[Provided material]:
◇ ◇ ◇ ◇ ◇ ◇ ◇

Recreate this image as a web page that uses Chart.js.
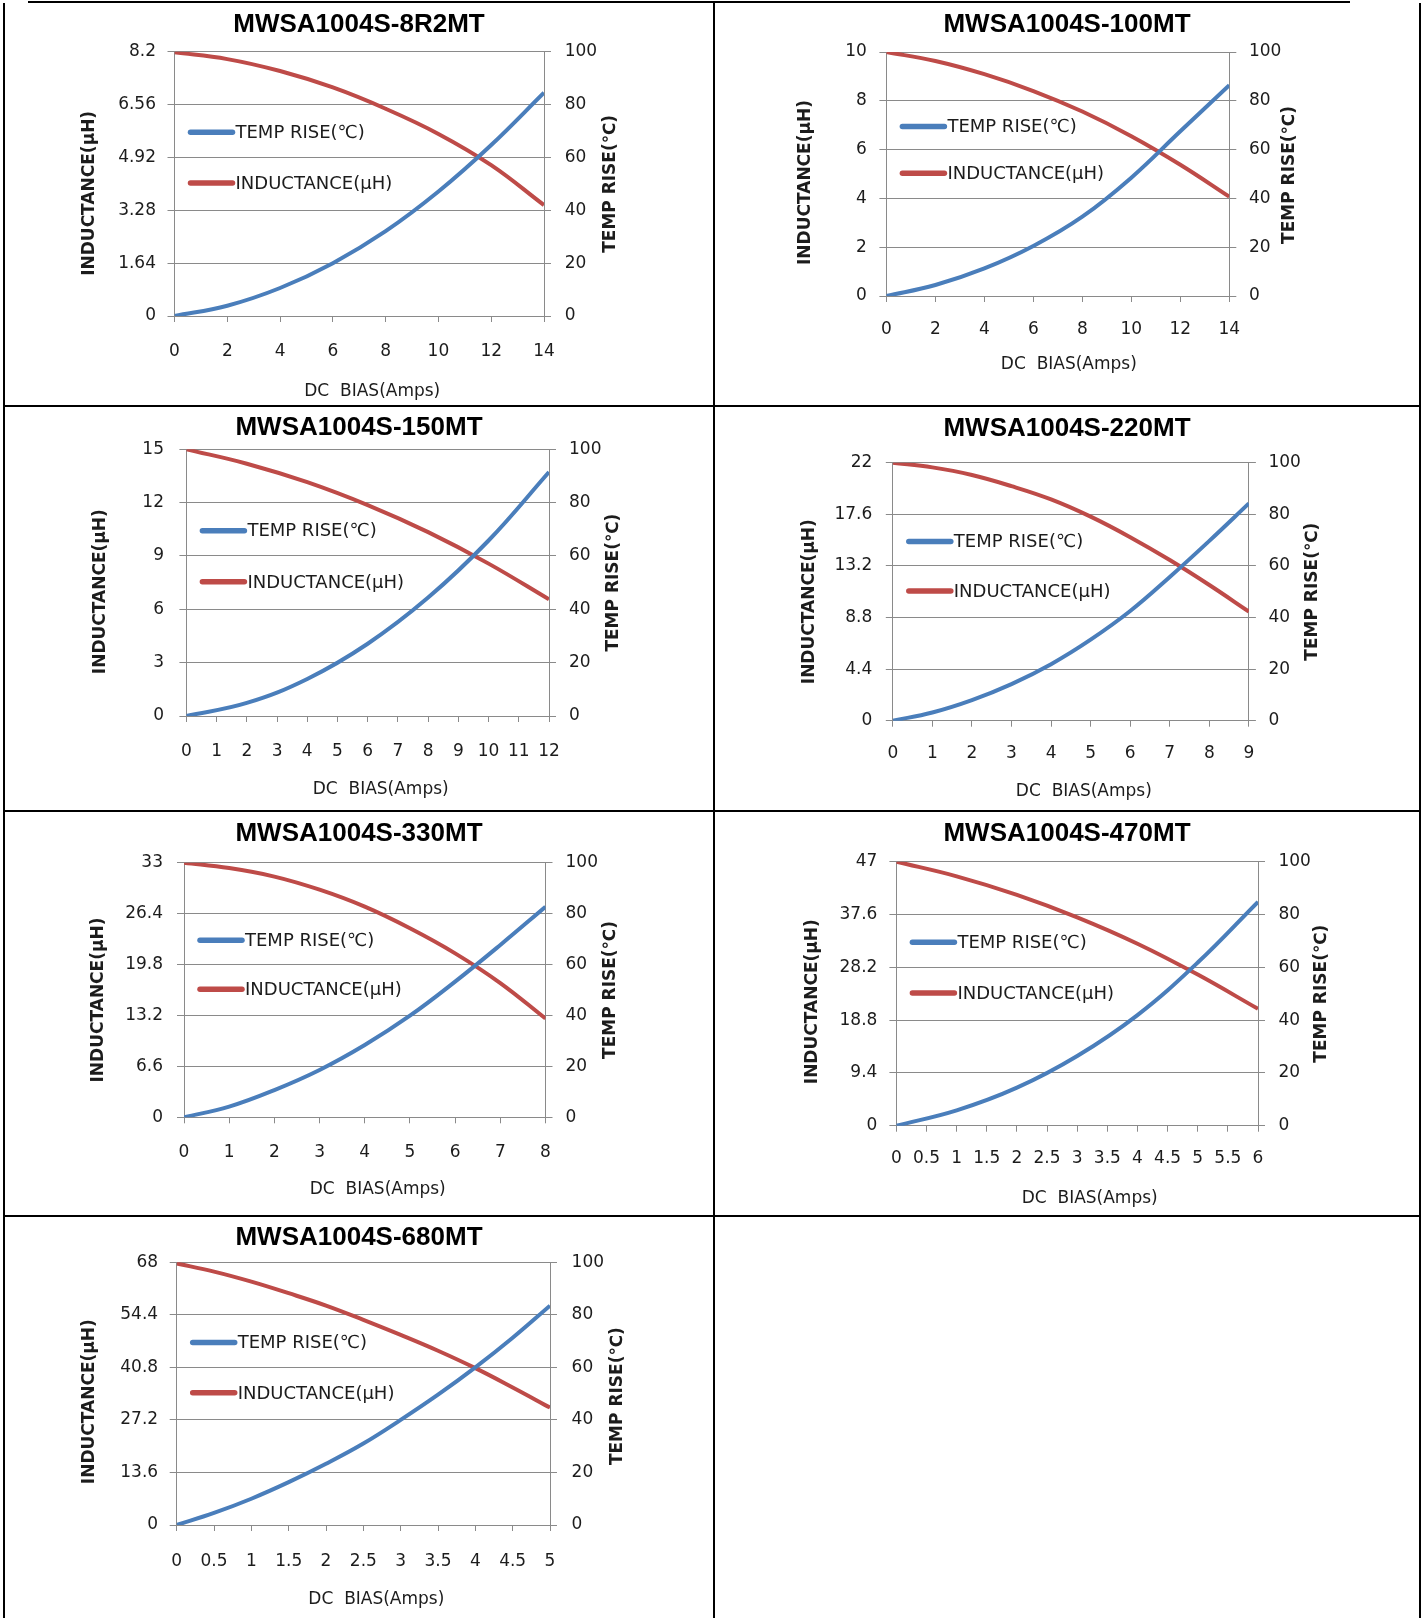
<!DOCTYPE html>
<html>

<head>
    <meta charset="UTF-8">
    <title>MWSA1004S DC Bias</title>
    <style>
        body { margin: 0; background: #fff; }
        #page { position: relative; width: 1423px; height: 1618px; overflow: hidden; background: #fff; }
        .rule { position: absolute; background: #000; }
    </style>
</head>

<body>
    <div id="page"></div>
    <script src="https://cdn.jsdelivr.net/npm/chart.js"></script>
    <script>
        // ---- data ----
        const tempTicks = [0, 20, 40, 60, 80, 100];

        const current_8R2 = [0, 2, 4, 6, 8, 10, 12, 14];
        const inductance_8R2 = [8.18, 7.97, 7.6, 7.09, 6.43, 5.65, 4.68, 3.44];
        const tempRise_8R2 = [0, 3.9, 10.6, 20.0, 32.1, 47.1, 64.7, 84.5];
        const indTicks_8R2 = [0, 1.64, 3.28, 4.92, 6.56, 8.2];
        const xTicks_8R2 = [0, 2, 4, 6, 8, 10, 12, 14];

        const current_100 = [0, 2, 4, 6, 8, 10, 12, 14];
        const inductance_100 = [10, 9.63, 9.09, 8.4, 7.56, 6.55, 5.38, 4.07];
        const tempRise_100 = [0, 4.5, 11.3, 20.5, 32.5, 48.5, 67.5, 86.4];
        const indTicks_100 = [0, 2, 4, 6, 8, 10];
        const xTicks_100 = [0, 2, 4, 6, 8, 10, 12, 14];

        const current_150 = [0, 2, 4, 6, 8, 10, 12];
        const inductance_150 = [15, 14.19, 13.15, 11.86, 10.34, 8.57, 6.56];
        const tempRise_150 = [0, 4.9, 13.9, 27.1, 44.4, 65.8, 91.5];
        const indTicks_150 = [0, 3, 6, 9, 12, 15];
        const xTicks_150 = [0, 1, 2, 3, 4, 5, 6, 7, 8, 9, 10, 11, 12];

        const current_220 = [0, 1, 2, 3, 4, 5, 6, 7, 8, 9];
        const inductance_220 = [22, 21.6, 20.95, 20.0, 18.87, 17.4, 15.65, 13.7, 11.57, 9.3];
        const tempRise_220 = [0, 3.2, 8.0, 14.2, 21.9, 31.4, 42.5, 55.7, 69.7, 84.2];
        const indTicks_220 = [0, 4.4, 8.8, 13.2, 17.6, 22];
        const xTicks_220 = [0, 1, 2, 3, 4, 5, 6, 7, 8, 9];

        const current_330 = [0, 1, 2, 3, 4, 5, 6, 7, 8];
        const inductance_330 = [33, 32.3, 31.2, 29.5, 27.3, 24.5, 21.25, 17.4, 12.8];
        const tempRise_330 = [0, 4.2, 10.7, 18.6, 28.4, 39.9, 53.3, 67.7, 82.7];
        const indTicks_330 = [0, 6.6, 13.2, 19.8, 26.4, 33];
        const xTicks_330 = [0, 1, 2, 3, 4, 5, 6, 7, 8];

        const current_470 = [0, 1, 2, 3, 4, 5, 6];
        const inductance_470 = [47, 44.4, 41.1, 37.1, 32.4, 26.9, 20.8];
        const tempRise_470 = [0, 5.8, 14.4, 26.4, 41.9, 61.8, 84.8];
        const indTicks_470 = [0, 9.4, 18.8, 28.2, 37.6, 47];
        const xTicks_470 = [0, 0.5, 1, 1.5, 2, 2.5, 3, 3.5, 4, 4.5, 5, 5.5, 6];

        const current_680 = [0, 0.5, 1, 1.5, 2, 2.5, 3, 3.5, 4, 4.5, 5];
        const inductance_680 = [67.7, 65.6, 63.0, 60.0, 56.8, 53.1, 49.2, 45.1, 40.6, 35.6, 30.4];
        const tempRise_680 = [0, 4.6, 10.0, 16.3, 23.3, 31.0, 40.0, 49.6, 60.0, 71.3, 83.5];
        const indTicks_680 = [0, 13.6, 27.2, 40.8, 54.4, 68];
        const xTicks_680 = [0, 0.5, 1, 1.5, 2, 2.5, 3, 3.5, 4, 4.5, 5];

        const parts = [
            { title: 'MWSA1004S-8R2MT', current: current_8R2, ind: inductance_8R2, temp: tempRise_8R2, indTicks: indTicks_8R2, xTicks: xTicks_8R2 },
            { title: 'MWSA1004S-100MT', current: current_100, ind: inductance_100, temp: tempRise_100, indTicks: indTicks_100, xTicks: xTicks_100 },
            { title: 'MWSA1004S-150MT', current: current_150, ind: inductance_150, temp: tempRise_150, indTicks: indTicks_150, xTicks: xTicks_150 },
            { title: 'MWSA1004S-220MT', current: current_220, ind: inductance_220, temp: tempRise_220, indTicks: indTicks_220, xTicks: xTicks_220 },
            { title: 'MWSA1004S-330MT', current: current_330, ind: inductance_330, temp: tempRise_330, indTicks: indTicks_330, xTicks: xTicks_330 },
            { title: 'MWSA1004S-470MT', current: current_470, ind: inductance_470, temp: tempRise_470, indTicks: indTicks_470, xTicks: xTicks_470 },
            { title: 'MWSA1004S-680MT', current: current_680, ind: inductance_680, temp: tempRise_680, indTicks: indTicks_680, xTicks: xTicks_680 },
        ];

        // ---- page layout (page pixels) ----
        // cell: [x, y, w, h], plot: [left, top, right, bottom]
        const layouts = [
            { cell: [5, 3, 708, 402], plot: [174.5, 51.7, 544, 316], titleY: 25, xLab: 36, yLabL: 18.5, yLabR: 20.7, tL: [-85, 9.5], tR: [66.6, 0], tX: [13, 76] },
            { cell: [715, 3, 704, 402], plot: [886.4, 52, 1229.3, 296], titleY: 25, xLab: 33.3, yLabL: 19.5, yLabR: 19.6, tL: [-81, 8.5], tR: [60.5, 1], tX: [11, 69] },
            { cell: [5, 407, 708, 403], plot: [186.4, 449.3, 549, 716], titleY: 428, xLab: 35.7, yLabL: 22.4, yLabR: 20, tL: [-85.4, 9], tR: [65, 0], tX: [13, 74] },
            { cell: [715, 407, 704, 403], plot: [892.8, 462.7, 1248.9, 720.7], titleY: 429, xLab: 33.3, yLabL: 20.5, yLabR: 19.5, tL: [-82.8, 10], tR: [63.6, 0], tX: [13, 71] },
            { cell: [5, 812, 708, 403], plot: [184, 862.7, 545.5, 1117.3], titleY: 834, xLab: 35, yLabL: 21, yLabR: 20, tL: [-85, 10], tR: [65, 0], tX: [13, 72.7] },
            { cell: [715, 812, 704, 403], plot: [896.4, 861.7, 1258, 1125.7], titleY: 834, xLab: 33.3, yLabL: 19, yLabR: 20.4, tL: [-84, 8], tR: [63.6, 0], tX: [12.5, 72.6] },
            { cell: [5, 1217, 708, 401], plot: [176.7, 1262.3, 550, 1525], titleY: 1238, xLab: 36.5, yLabL: 18.6, yLabR: 21.6, tL: [-87.5, 8], tR: [67.5, 2.5], tX: [13, 75] },
        ];

        const BLUE = '#4A7EBB';
        const RED = '#BE4B48';
        const GRID = '#8a8a8a';
        const INK = '#1c1c1c';
        const SANS = '"DejaVu Sans", Verdana, sans-serif';
        const TICK_SIZE = 17;

        const page = document.getElementById('page');

        // table rules
        const rules = [
            [28, 1, 1322, 2], [3, 3, 2, 1615], [713, 1, 2, 1617], [1419, 3, 2, 1615],
            [3, 405, 1418, 2], [3, 810, 1418, 2], [3, 1215, 1418, 2],
        ];

        // legend drawn inside the plot, left side
        const insideLegend = {
            id: 'insideLegend',
            afterDatasetsDraw(chart) {
                const { ctx, chartArea: a } = chart;
                const rows = [0.305, 0.497];
                ctx.save();
                ctx.font = '18px ' + SANS;
                ctx.textBaseline = 'middle';
                ctx.textAlign = 'left';
                chart.data.datasets.forEach((ds, i) => {
                    const y = a.top + rows[i] * a.height;
                    ctx.strokeStyle = ds.borderColor;
                    ctx.lineWidth = 5.5;
                    ctx.lineCap = 'round';
                    ctx.beginPath();
                    ctx.moveTo(a.left + 16, y);
                    ctx.lineTo(a.left + 58, y);
                    ctx.stroke();
                    ctx.fillStyle = INK;
                    ctx.fillText(ds.label, a.left + 61, y + 1);
                });
                ctx.restore();
            }
        };

        // axis titles (right one reads bottom-to-top like the left one)
        const axisTitles = {
            id: 'axisTitles',
            afterDraw(chart, args, opts) {
                const { ctx, chartArea: a } = chart;
                const midY = (a.top + a.bottom) / 2;
                ctx.save();
                ctx.fillStyle = INK;
                ctx.textAlign = 'center';
                ctx.textBaseline = 'middle';

                ctx.font = 'bold 17px ' + SANS;
                ctx.save();
                ctx.translate(a.left + opts.tL[0], midY + opts.tL[1]);
                ctx.rotate(-Math.PI / 2);
                ctx.fillText('INDUCTANCE(μH)', 0, 0);
                ctx.restore();

                ctx.save();
                ctx.translate(a.right + opts.tR[0], midY + opts.tR[1]);
                ctx.rotate(-Math.PI / 2);
                ctx.fillText('TEMP RISE(℃)', 0, 0);
                ctx.restore();

                ctx.font = '17px ' + SANS;
                ctx.fillText('DC  BIAS(Amps)', (a.left + a.right) / 2 + opts.tX[0], a.bottom + opts.tX[1]);
                ctx.restore();
            }
        };

        function tickList(values) {
            return (scale) => { scale.ticks = values.map((v) => ({ value: v })); };
        }

        function addChart(part, lay) {
            const [x0, y0, w, h] = lay.cell;
            const L = lay.plot[0] - x0;
            const T = lay.plot[1] - y0;
            const R = lay.plot[2] - x0;
            const B = lay.plot[3] - y0;

            const canvas = document.createElement('canvas');
            canvas.width = w;
            canvas.height = h;
            canvas.style.position = 'absolute';
            canvas.style.left = x0 + 'px';
            canvas.style.top = y0 + 'px';
            page.appendChild(canvas);

            const titleSize = 26;
            const padTop = lay.titleY - y0 - titleSize * 0.6;
            const padBottom = T - padTop - titleSize * 1.2;
            const tickFont = { family: SANS, size: TICK_SIZE };

            new Chart(canvas.getContext('2d'), {
                type: 'line',
                data: {
                    datasets: [
                        {
                            label: 'TEMP RISE(℃)',
                            data: part.current.map((x, i) => ({ x: x, y: part.temp[i] })),
                            yAxisID: 'y2',
                            borderColor: BLUE,
                            borderWidth: 4,
                            pointRadius: 0,
                            fill: false,
                            tension: 0.4,
                        },
                        {
                            label: 'INDUCTANCE(μH)',
                            data: part.current.map((x, i) => ({ x: x, y: part.ind[i] })),
                            yAxisID: 'y',
                            borderColor: RED,
                            borderWidth: 4,
                            pointRadius: 0,
                            fill: false,
                            tension: 0.4,
                        },
                    ],
                },
                options: {
                    responsive: false,
                    animation: false,
                    devicePixelRatio: 1,
                    layout: { padding: 0 },
                    events: [],
                    plugins: {
                        legend: { display: false },
                        tooltip: { enabled: false },
                        title: {
                            display: true,
                            text: part.title,
                            color: '#000',
                            font: { family: '"Liberation Sans", Arial, sans-serif', size: titleSize, weight: 'bold' },
                            padding: { top: padTop, bottom: padBottom },
                        },
                        axisTitles: { tL: lay.tL, tR: lay.tR, tX: lay.tX },
                    },
                    scales: {
                        x: {
                            type: 'linear',
                            min: part.xTicks[0],
                            max: part.xTicks[part.xTicks.length - 1],
                            afterBuildTicks: tickList(part.xTicks),
                            afterFit: (s) => { s.height = h - B; },
                            grid: { drawOnChartArea: false, drawTicks: true, tickLength: 6, color: GRID },
                            border: { color: GRID },
                            ticks: {
                                autoSkip: false, maxRotation: 0, minRotation: 0,
                                padding: lay.xLab - 6 - TICK_SIZE * 0.6,
                                font: tickFont, color: INK,
                                callback: (v) => String(v),
                            },
                        },
                        y: {
                            position: 'left',
                            min: 0,
                            max: part.indTicks[part.indTicks.length - 1],
                            afterBuildTicks: tickList(part.indTicks),
                            afterFit: (s) => { s.width = L; },
                            grid: { color: GRID, tickLength: 7 },
                            border: { color: GRID },
                            ticks: { padding: lay.yLabL - 7, font: tickFont, color: INK, callback: (v) => String(v) },
                        },
                        y2: {
                            position: 'right',
                            min: 0,
                            max: 100,
                            afterBuildTicks: tickList(tempTicks),
                            afterFit: (s) => { s.width = w - R; },
                            grid: { drawOnChartArea: false, color: GRID, tickLength: 7 },
                            border: { color: GRID },
                            ticks: { padding: lay.yLabR - 7, font: tickFont, color: INK, callback: (v) => String(v) },
                        },
                    },
                },
                plugins: [insideLegend, axisTitles],
            });
        }

        parts.forEach((p, i) => addChart(p, layouts[i]));

        rules.forEach(([x, y, w, h]) => {
            const d = document.createElement('div');
            d.className = 'rule';
            d.style.left = x + 'px';
            d.style.top = y + 'px';
            d.style.width = w + 'px';
            d.style.height = h + 'px';
            page.appendChild(d);
        });
    </script>
</body>

</html>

◇ ◇ ◇ ◇ ◇ ◇ ◇

[Do this]:
Repeat only the lines from the beginning of the material through the line containing "const xTicks_8R2 = [0, 2, 4, 6, 8, 10, 12, 14];", both ends kept, leaving pictures out.

[Reply]:
Recreate this image as a web page that uses Chart.js.
<!DOCTYPE html>
<html>

<head>
    <meta charset="UTF-8">
    <title>MWSA1004S DC Bias</title>
    <style>
        body { margin: 0; background: #fff; }
        #page { position: relative; width: 1423px; height: 1618px; overflow: hidden; background: #fff; }
        .rule { position: absolute; background: #000; }
    </style>
</head>

<body>
    <div id="page"></div>
    <script src="https://cdn.jsdelivr.net/npm/chart.js"></script>
    <script>
        // ---- data ----
        const tempTicks = [0, 20, 40, 60, 80, 100];

        const current_8R2 = [0, 2, 4, 6, 8, 10, 12, 14];
        const inductance_8R2 = [8.18, 7.97, 7.6, 7.09, 6.43, 5.65, 4.68, 3.44];
        const tempRise_8R2 = [0, 3.9, 10.6, 20.0, 32.1, 47.1, 64.7, 84.5];
        const indTicks_8R2 = [0, 1.64, 3.28, 4.92, 6.56, 8.2];
        const xTicks_8R2 = [0, 2, 4, 6, 8, 10, 12, 14];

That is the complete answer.